- _Exercise details_: Only the lines from the top of the listing below to the line that has "mark_years = [5, 10, 15, 20]" should be echoed, with both ends kept and pictures left out.
··· Raw data
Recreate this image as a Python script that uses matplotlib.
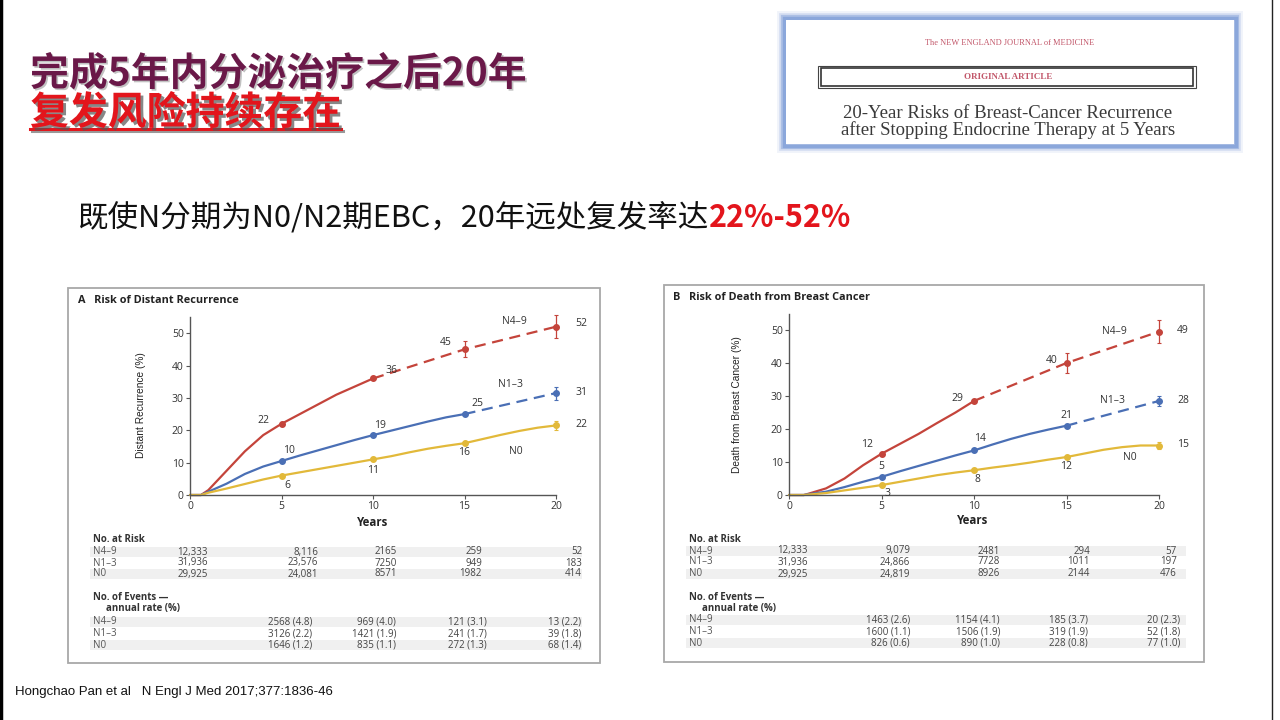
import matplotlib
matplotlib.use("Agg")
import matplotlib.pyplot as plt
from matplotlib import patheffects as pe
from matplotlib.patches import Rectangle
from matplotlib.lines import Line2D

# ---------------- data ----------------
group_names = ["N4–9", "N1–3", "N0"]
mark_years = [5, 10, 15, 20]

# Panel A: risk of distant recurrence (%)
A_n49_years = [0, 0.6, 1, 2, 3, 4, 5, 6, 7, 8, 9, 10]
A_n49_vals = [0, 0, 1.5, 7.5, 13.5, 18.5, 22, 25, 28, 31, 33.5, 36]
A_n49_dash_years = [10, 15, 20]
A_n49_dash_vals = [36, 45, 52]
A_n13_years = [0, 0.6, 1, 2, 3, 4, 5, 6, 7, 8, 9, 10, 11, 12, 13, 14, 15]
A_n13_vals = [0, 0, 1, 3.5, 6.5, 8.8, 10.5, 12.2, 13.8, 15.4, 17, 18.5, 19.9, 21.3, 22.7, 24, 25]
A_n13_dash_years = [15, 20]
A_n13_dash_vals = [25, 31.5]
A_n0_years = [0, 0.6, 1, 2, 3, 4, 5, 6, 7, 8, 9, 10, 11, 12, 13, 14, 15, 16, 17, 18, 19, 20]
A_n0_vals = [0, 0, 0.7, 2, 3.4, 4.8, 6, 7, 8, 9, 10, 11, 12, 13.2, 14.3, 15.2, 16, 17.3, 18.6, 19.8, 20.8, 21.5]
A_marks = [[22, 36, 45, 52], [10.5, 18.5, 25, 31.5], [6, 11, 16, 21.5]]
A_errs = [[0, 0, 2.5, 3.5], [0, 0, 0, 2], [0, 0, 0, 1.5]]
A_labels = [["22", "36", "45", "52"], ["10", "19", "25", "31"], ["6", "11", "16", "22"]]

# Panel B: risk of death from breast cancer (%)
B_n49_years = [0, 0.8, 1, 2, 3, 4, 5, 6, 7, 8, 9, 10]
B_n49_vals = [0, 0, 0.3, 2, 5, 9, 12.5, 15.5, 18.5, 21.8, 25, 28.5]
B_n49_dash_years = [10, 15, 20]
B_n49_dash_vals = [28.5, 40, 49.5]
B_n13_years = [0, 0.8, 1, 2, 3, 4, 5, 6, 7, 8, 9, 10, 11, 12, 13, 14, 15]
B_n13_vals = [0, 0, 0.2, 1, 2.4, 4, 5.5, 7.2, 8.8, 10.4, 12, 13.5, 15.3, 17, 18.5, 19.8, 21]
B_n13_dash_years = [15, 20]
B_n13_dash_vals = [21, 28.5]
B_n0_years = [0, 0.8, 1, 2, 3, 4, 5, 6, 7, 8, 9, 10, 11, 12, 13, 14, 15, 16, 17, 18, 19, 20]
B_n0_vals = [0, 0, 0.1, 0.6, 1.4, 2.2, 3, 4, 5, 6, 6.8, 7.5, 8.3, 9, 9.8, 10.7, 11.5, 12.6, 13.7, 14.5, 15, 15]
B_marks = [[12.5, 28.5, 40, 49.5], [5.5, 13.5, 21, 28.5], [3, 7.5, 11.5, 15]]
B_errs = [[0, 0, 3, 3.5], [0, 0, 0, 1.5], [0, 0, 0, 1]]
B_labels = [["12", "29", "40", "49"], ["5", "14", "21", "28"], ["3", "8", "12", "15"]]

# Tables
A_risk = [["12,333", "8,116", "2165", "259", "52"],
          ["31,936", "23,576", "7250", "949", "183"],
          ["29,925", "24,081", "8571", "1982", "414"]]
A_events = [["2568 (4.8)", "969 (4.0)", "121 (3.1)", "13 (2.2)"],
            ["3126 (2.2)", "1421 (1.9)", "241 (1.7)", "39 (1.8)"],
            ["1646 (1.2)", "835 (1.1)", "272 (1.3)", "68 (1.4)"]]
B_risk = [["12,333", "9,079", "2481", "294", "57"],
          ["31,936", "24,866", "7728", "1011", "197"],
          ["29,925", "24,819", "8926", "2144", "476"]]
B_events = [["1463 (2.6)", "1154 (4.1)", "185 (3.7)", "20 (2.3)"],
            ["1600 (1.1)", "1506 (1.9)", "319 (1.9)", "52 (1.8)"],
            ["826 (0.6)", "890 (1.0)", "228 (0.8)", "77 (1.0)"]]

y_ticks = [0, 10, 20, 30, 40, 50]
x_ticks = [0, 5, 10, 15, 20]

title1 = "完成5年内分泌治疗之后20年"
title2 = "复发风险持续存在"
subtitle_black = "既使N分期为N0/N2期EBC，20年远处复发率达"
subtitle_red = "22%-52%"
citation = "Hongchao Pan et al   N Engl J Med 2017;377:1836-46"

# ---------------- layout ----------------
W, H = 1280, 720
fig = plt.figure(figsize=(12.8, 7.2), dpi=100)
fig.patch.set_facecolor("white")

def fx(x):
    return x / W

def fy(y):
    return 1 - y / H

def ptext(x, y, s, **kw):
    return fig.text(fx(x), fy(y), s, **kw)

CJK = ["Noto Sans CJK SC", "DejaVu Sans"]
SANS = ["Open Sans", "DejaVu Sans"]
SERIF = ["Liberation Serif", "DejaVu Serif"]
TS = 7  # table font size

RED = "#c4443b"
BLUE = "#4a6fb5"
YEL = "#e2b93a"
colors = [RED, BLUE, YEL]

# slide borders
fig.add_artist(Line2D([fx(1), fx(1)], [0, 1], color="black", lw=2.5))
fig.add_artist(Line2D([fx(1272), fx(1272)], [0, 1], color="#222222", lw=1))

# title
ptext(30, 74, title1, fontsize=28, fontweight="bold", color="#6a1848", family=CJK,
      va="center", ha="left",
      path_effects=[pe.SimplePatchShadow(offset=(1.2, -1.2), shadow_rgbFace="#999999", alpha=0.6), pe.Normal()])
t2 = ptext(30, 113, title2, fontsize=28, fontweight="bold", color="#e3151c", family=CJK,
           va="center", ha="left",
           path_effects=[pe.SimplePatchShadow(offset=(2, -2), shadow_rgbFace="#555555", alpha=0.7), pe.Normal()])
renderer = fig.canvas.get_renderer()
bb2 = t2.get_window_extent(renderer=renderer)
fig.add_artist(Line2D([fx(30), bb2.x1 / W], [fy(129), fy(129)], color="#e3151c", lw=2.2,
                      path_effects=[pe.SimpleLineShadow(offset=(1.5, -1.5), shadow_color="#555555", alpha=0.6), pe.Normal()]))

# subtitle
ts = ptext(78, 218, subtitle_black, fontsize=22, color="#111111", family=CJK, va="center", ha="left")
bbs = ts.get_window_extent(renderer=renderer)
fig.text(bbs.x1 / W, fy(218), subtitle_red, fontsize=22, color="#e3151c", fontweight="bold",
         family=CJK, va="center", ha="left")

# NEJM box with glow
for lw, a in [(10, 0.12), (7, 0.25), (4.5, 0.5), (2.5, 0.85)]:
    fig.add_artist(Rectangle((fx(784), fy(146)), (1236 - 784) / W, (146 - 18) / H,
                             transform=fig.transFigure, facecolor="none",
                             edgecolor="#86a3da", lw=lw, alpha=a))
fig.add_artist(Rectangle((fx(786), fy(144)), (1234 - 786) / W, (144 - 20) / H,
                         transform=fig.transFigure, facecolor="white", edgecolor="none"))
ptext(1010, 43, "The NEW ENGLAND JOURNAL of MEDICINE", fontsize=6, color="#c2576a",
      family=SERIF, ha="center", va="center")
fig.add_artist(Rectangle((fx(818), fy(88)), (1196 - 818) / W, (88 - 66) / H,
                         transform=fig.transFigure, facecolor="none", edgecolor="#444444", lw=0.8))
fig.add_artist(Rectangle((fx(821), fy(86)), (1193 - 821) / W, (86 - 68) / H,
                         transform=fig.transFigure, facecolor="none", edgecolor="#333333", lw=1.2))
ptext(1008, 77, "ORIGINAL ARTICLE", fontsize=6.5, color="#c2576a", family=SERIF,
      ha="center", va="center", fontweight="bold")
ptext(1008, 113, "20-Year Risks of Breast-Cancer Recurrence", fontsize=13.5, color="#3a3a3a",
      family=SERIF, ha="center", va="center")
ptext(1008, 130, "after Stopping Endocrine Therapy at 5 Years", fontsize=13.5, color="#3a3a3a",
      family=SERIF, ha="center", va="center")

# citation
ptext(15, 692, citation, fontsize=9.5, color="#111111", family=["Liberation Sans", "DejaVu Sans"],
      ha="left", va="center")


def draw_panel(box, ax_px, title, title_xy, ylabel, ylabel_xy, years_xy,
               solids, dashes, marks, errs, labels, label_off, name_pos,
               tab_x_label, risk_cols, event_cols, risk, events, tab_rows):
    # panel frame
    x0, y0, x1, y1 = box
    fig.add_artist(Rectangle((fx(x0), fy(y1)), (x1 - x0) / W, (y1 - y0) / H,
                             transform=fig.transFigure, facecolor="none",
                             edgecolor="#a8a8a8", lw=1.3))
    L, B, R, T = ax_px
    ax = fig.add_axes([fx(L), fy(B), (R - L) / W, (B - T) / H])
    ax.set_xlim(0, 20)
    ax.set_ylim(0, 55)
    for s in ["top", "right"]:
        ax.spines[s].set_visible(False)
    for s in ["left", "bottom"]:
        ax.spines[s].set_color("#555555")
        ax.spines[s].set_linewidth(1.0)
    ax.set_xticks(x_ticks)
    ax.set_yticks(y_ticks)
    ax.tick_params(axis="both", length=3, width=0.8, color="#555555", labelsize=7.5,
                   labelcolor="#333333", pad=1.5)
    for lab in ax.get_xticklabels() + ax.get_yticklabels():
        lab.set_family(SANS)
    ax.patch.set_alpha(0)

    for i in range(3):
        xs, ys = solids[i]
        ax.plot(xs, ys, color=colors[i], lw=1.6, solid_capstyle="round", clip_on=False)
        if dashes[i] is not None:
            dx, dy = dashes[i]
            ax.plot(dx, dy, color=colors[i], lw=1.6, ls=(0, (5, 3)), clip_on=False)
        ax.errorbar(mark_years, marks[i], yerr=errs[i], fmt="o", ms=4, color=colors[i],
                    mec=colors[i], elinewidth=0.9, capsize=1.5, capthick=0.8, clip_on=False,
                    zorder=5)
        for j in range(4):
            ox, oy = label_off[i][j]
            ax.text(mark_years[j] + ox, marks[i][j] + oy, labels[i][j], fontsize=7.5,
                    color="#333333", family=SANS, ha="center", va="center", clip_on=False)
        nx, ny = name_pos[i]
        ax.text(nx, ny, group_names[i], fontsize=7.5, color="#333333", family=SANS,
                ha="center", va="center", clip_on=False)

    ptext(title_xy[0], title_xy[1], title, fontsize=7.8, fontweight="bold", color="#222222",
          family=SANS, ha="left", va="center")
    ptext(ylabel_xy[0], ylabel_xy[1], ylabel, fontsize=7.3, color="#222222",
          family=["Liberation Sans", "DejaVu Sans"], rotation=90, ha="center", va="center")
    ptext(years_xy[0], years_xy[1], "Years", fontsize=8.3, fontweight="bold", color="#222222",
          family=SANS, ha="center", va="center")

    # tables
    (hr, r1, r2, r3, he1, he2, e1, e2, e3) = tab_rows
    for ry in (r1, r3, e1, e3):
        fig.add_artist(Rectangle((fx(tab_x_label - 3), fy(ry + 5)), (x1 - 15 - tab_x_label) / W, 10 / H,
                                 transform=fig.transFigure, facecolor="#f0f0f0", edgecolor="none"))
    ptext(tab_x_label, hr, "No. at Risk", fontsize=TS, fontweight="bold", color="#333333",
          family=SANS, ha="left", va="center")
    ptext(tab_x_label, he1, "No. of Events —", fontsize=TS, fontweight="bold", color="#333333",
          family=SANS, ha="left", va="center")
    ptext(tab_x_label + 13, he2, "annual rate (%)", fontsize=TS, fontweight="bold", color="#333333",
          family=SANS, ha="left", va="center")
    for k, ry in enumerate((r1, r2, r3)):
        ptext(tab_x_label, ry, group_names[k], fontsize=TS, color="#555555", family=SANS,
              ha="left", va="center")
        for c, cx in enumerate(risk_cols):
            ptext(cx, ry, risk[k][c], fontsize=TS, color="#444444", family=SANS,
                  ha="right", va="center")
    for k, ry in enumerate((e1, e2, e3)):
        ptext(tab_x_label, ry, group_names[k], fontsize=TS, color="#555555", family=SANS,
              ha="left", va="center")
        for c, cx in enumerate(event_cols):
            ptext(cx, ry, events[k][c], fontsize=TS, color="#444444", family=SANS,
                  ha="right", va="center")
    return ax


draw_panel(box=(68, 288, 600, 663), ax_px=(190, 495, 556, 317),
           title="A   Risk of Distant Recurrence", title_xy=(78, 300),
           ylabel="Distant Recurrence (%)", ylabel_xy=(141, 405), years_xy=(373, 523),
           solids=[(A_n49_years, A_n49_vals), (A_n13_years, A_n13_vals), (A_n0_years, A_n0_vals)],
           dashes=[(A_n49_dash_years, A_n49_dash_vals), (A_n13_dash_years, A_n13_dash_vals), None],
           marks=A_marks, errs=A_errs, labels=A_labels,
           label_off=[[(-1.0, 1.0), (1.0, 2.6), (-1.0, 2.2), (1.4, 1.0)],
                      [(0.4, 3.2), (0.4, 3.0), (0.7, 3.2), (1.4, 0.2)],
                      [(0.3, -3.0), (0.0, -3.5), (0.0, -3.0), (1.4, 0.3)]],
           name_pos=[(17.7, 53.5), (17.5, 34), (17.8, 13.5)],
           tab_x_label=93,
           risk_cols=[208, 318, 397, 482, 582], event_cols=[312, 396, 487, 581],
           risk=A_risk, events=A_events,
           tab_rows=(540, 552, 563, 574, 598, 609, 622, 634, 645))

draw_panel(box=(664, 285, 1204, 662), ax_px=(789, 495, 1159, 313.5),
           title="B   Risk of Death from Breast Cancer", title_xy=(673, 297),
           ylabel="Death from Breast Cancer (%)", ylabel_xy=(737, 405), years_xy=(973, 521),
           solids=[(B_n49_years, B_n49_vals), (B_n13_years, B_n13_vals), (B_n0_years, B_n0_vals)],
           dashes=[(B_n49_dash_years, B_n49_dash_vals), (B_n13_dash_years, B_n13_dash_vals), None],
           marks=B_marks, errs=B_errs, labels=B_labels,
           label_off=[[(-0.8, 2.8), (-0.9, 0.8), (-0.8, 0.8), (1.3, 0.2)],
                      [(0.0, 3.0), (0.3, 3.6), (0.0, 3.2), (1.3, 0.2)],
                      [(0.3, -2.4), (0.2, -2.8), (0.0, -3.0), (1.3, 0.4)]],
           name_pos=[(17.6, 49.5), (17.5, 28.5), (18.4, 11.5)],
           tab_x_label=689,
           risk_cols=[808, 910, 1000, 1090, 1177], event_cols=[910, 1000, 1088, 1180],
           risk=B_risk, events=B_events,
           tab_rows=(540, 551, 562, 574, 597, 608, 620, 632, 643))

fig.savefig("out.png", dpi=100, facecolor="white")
······
- _Response to the task_:
Recreate this image as a Python script that uses matplotlib.
import matplotlib
matplotlib.use("Agg")
import matplotlib.pyplot as plt
from matplotlib import patheffects as pe
from matplotlib.patches import Rectangle
from matplotlib.lines import Line2D

# ---------------- data ----------------
group_names = ["N4–9", "N1–3", "N0"]
mark_years = [5, 10, 15, 20]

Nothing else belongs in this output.